BEGIN Raw records

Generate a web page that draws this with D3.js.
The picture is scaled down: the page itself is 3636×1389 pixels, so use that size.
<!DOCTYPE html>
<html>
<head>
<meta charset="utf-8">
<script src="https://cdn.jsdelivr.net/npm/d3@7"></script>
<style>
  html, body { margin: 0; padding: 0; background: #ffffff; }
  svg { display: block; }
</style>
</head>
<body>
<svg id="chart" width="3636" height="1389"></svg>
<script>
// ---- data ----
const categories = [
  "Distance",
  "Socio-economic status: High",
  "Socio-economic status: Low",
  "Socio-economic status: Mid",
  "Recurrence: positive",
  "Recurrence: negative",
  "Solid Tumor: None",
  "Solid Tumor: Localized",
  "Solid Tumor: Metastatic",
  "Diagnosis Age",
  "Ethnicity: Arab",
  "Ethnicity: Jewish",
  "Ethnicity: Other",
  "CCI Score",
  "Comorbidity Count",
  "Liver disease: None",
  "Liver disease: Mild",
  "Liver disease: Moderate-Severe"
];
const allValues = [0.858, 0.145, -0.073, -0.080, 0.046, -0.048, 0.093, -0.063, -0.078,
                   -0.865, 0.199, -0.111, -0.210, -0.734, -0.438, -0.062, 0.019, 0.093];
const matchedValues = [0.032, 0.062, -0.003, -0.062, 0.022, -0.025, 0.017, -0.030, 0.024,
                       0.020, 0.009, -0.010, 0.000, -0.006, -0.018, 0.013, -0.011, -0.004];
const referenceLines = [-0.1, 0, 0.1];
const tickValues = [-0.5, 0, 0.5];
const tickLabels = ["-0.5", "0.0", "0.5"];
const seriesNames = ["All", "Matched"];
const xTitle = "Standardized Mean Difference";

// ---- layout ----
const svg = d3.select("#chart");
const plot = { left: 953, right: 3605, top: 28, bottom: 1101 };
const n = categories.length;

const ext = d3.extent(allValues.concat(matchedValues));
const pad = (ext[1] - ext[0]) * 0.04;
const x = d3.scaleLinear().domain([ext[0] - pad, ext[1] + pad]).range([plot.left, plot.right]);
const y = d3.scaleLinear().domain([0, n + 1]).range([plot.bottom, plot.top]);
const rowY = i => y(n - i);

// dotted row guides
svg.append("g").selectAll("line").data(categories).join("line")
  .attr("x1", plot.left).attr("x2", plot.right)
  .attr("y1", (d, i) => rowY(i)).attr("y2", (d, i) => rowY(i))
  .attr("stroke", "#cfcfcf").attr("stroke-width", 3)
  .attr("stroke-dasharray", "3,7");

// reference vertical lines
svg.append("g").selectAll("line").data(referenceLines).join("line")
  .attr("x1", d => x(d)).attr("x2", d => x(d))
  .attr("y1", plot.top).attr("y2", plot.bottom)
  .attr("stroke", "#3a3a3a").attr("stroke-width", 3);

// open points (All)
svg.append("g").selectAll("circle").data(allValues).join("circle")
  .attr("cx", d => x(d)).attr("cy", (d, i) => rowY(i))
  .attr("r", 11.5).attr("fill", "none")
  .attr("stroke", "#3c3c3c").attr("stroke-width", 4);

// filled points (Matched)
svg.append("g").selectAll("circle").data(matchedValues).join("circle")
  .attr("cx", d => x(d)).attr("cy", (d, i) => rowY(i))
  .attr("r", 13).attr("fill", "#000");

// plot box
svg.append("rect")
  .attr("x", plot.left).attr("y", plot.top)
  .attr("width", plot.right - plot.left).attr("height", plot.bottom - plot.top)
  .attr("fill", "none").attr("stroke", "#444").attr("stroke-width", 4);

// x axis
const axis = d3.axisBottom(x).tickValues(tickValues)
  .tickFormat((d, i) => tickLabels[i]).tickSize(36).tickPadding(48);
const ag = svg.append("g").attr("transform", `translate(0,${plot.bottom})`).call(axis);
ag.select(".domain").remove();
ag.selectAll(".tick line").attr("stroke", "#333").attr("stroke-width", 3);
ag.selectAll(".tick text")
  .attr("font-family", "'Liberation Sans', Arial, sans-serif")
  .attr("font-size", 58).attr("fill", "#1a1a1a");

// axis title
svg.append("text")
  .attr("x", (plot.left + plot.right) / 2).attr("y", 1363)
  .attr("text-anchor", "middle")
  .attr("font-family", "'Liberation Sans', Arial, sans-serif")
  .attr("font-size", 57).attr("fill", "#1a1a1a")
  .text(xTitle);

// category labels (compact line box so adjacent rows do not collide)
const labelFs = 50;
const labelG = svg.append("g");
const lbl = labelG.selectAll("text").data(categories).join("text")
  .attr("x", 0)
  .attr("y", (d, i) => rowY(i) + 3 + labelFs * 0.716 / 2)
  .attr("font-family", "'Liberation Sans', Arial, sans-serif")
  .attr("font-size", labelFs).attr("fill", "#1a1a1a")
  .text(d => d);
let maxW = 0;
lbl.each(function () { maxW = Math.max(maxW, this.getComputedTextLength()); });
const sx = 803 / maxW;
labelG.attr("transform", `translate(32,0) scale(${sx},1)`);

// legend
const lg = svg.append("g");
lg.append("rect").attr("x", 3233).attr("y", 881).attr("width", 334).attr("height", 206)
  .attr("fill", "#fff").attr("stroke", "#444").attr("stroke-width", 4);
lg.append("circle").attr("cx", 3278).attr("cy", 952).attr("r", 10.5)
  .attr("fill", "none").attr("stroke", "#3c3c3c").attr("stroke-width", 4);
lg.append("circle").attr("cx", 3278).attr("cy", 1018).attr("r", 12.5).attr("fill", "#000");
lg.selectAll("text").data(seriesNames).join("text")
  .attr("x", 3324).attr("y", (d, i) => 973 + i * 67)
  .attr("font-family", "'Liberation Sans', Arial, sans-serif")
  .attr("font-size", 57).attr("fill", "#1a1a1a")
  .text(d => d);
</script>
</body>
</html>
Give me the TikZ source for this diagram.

END Raw records

> [Exercise task]: Report how many lines contain "that". Give nothing but the number.

> [Solution to the problem]: 2